I drew lines on the two foam trays, then joined pairs from the four fragments with hot glue, to make two containers with 45 degree open faces. A bit of trimming was required to make them fit. Then I inserted the gift in one side, protecting it with some paper packing, and glued the two halves together.
The trays have words embossed in the middle of their now very-visible undersides. I thought a triangular form would make a useful addition to the design and would cover the words. I cut the long diamond shape from purple paper, folded it on the short axis, and glued it onto the foam box.
Next I glued black woven bag-handle cords along all the glue seams of the yellow box. And I added the two white bows, making risible reference to the traditions of quotidien wrapping.
But I could see it was not done yet. I thought it needed a crest or crown. I grabbed a piece or coral-colored packing foam and a scrap of white paper. I drew, cut and fit the sun-burst form in scrap paper, then traced it and cut it out of the foam. I glued it in place.
The little indentations that occur along the edge of the foam trays now called out for adornment. I cut little triangles of the coral foam scrap, and glued them in place. At last I had it, an exhuberantly odd wrap, ready for the parliament of packages under the tree.
The wrap began as I rummaged through my wrap paper drawer and discovered an old type catalog, “X-Height.” It’s tall large page size, each page with a grid of square type samples, offered a paper suitable for small boxes, and one that was rich in non-repeating graphic forms.

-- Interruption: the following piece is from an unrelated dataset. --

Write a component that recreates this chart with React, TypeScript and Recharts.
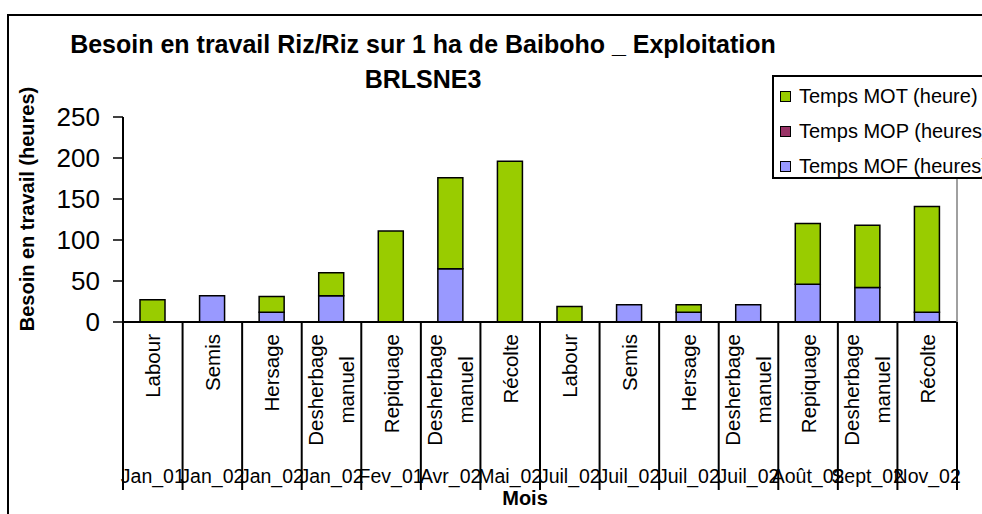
import { BarChart, Bar, XAxis, YAxis, CartesianGrid, Legend } from 'recharts';

const activities = [
  'Labour', 'Semis', 'Hersage', 'Desherbage manuel', 'Repiquage', 'Desherbage manuel', 'Récolte',
  'Labour', 'Semis', 'Hersage', 'Desherbage manuel', 'Repiquage', 'Desherbage manuel', 'Récolte',
];
const months = [
  'Jan_01', 'Jan_02', 'Jan_02', 'Jan_02', 'Fev_01', 'Avr_02', 'Mai_02',
  'Juil_02', 'Juil_02', 'Juil_02', 'Juil_02', 'Août_02', 'Sept_02', 'Nov_02',
];
const mofValues = [0, 32, 12, 32, 0, 65, 0, 0, 21, 12, 21, 46, 42, 12];
const mopValues = [0, 0, 0, 0, 0, 0, 0, 0, 0, 0, 0, 0, 0, 0];
const motValues = [27, 0, 19, 28, 111, 111, 196, 19, 0, 9, 0, 74, 76, 129];
const yTicks = [0, 50, 100, 150, 200, 250];

const series = [
  { key: 'mot', name: 'Temps MOT (heure)', color: '#99CC00' },
  { key: 'mop', name: 'Temps MOP (heures)', color: '#993366' },
  { key: 'mof', name: 'Temps MOF (heures)', color: '#9999FF' },
];

const data = activities.map((a, i) => ({
  activity: a,
  month: months[i],
  mof: mofValues[i],
  mop: mopValues[i],
  mot: motValues[i],
}));

const FONT = '"Liberation Sans", Arial, sans-serif';
const W = 982;
const H = 514;
const Y_AXIS_W = 123;
const RIGHT_W = 25;
const X_AXIS_H = 192;
const BAND = (W - Y_AXIS_W - RIGHT_W) / activities.length;

let ctx: CanvasRenderingContext2D | null = null;
function textWidth(t: string, font: string) {
  if (!ctx) ctx = document.createElement('canvas').getContext('2d');
  if (!ctx) return t.length * 10;
  ctx.font = font;
  return ctx.measureText(t).width;
}

function CategoryTick(props: any) {
  const { x, y, payload } = props;
  const i = payload.index;
  const lines = String(payload.value).split(' ');
  const size = 20.5;
  const maxW = Math.max(...lines.map((l) => textWidth(l, `${size}px ${FONT}`)));
  const yc = y + 12 + maxW / 2;
  const offsets = lines.length > 1 ? [-16, 15] : [0];
  const bottom = y + 168;
  return (
    <g>
      <line x1={x - BAND / 2} x2={x - BAND / 2} y1={y} y2={bottom} stroke="#000" strokeWidth={2} />
      {i === activities.length - 1 && (
        <line x1={x + BAND / 2} x2={x + BAND / 2} y1={y} y2={bottom} stroke="#000" strokeWidth={2} />
      )}
      {lines.map((l, k) => (
        <text
          key={k}
          transform={`translate(${x + offsets[k]}, ${yc}) rotate(-90)`}
          textAnchor="middle"
          dominantBaseline="central"
          fontSize={size}
          fontFamily={FONT}
          fill="#000"
        >
          {l}
        </text>
      ))}
      <text x={x} y={y + 161} textAnchor="middle" fontSize={19.5} fontFamily={FONT} fill="#000">
        {months[i]}
      </text>
    </g>
  );
}

function LegendBox() {
  return (
    <div
      style={{
        width: 240,
        height: 104,
        border: '2px solid #000',
        background: '#fff',
        fontFamily: FONT,
        fontSize: 20,
        color: '#000',
        boxSizing: 'border-box',
      }}
    >
      {series.map((s) => (
        <div key={s.key} style={{ display: 'flex', alignItems: 'center', height: 35, marginTop: s.key === 'mot' ? 2 : 0 }}>
          <span
            style={{
              width: 9,
              height: 9,
              background: s.color,
              border: '1.5px solid #000',
              marginLeft: 6,
              marginRight: 8,
              flex: 'none',
            }}
          />
          <span style={{ whiteSpace: 'nowrap' }}>{s.name}</span>
        </div>
      ))}
    </div>
  );
}

export default function App() {
  return (
    <div style={{ position: 'relative', width: W, height: H, overflow: 'hidden', background: '#fff' }}>
      <style>{'body{margin:0}'}</style>
      <div
        style={{
          position: 'absolute',
          left: 7,
          top: 14,
          width: 1000,
          height: 540,
          border: '2px solid #000',
          boxSizing: 'border-box',
        }}
      />
      <div
        style={{
          position: 'absolute',
          left: 0,
          width: 846,
          top: 27,
          textAlign: 'center',
          fontFamily: FONT,
          fontWeight: 'bold',
          fontSize: 25,
          lineHeight: '35px',
          color: '#000',
        }}
      >
        Besoin en travail Riz/Riz sur 1 ha de Baiboho _ Exploitation
        <br />
        BRLSNE3
      </div>
      <div style={{ position: 'absolute', left: 0, top: 0 }}>
        <BarChart width={W} height={H} data={data} margin={{ top: 117, right: 0, bottom: 0, left: 0 }} barSize={25}>
          <CartesianGrid vertical={false} horizontalValues={[50, 100, 150, 200]} stroke="#000" strokeWidth={1.5} />
          <CartesianGrid vertical={false} horizontalValues={[250]} stroke="#808080" strokeWidth={1.5} />
          <XAxis
            dataKey="activity"
            height={X_AXIS_H}
            interval={0}
            tickLine={false}
            tickSize={0}
            tickMargin={0}
            axisLine={{ stroke: '#000', strokeWidth: 2 }}
            tick={<CategoryTick />}
            label={{
              content: () => (
                <text x={525} y={505} textAnchor="middle" fontSize={20} fontWeight="bold" fontFamily={FONT} fill="#000">
                  Mois
                </text>
              ),
            }}
          />
          <YAxis
            yAxisId="left"
            width={Y_AXIS_W}
            domain={[0, 250]}
            ticks={yTicks}
            tickSize={10}
            tickMargin={13}
            tickLine={{ stroke: '#000', strokeWidth: 1.5 }}
            axisLine={{ stroke: '#000', strokeWidth: 2 }}
            tick={{ fontSize: 26, fill: '#000', fontFamily: FONT }}
            label={{
              content: () => (
                <text
                  transform="translate(27, 209) rotate(-90)"
                  textAnchor="middle"
                  dominantBaseline="central"
                  fontSize={20}
                  fontWeight="bold"
                  fontFamily={FONT}
                  fill="#000"
                >
                  Besoin en travail (heures)
                </text>
              ),
            }}
          />
          <YAxis
            yAxisId="right"
            orientation="right"
            width={RIGHT_W}
            domain={[0, 250]}
            tick={false}
            tickLine={false}
            axisLine={{ stroke: '#808080', strokeWidth: 1.5 }}
          />
          <Legend
            layout="vertical"
            align="center"
            verticalAlign="middle"
            wrapperStyle={{ top: 75, left: 772, width: 240 }}
            content={() => <LegendBox />}
          />
          <Bar yAxisId="left" dataKey="mof" name="Temps MOF (heures)" stackId="a" fill="#9999FF" stroke="#000" strokeWidth={1.5} isAnimationActive={false} />
          <Bar yAxisId="left" dataKey="mop" name="Temps MOP (heures)" stackId="a" fill="#993366" stroke="#000" strokeWidth={1.5} isAnimationActive={false} />
          <Bar yAxisId="left" dataKey="mot" name="Temps MOT (heure)" stackId="a" fill="#99CC00" stroke="#000" strokeWidth={1.5} isAnimationActive={false} />
        </BarChart>
      </div>
    </div>
  );
}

I wrapped the present. However, the end folds did not quite cover each other, so I reached into the ribbon box, and retrieved a wide orange ribbon. I like to use ribbon on the small sides of a wrap; it provides more color and a texture change, but it leaves the stage empty for sculptural play.
Next I glued on four wine-cork legs. Raising a wrap on legs has an amusing and quietly transforming effect on any gift. The resonance with tables and benches lifts the wrap away from the metaphor of storage or inventory and places it into the non-wrap realm of furnishings.
At this point I did not have to place anything on this table. The paper’s symbol-filled square were amply entertaining. But I was having fun, and began to play with the variety of wood and rock materials cluttering my studio. A pedestal of sample engineered bamboo felt good sitting on the type-sample wrap. I then tried numerous rocks and twigs until I finally settled on the flat gray “label” rock and its companion, a shiny black rock. I added the name of the recipient in white colored pencil, and glued all three pieces onto the table wrap.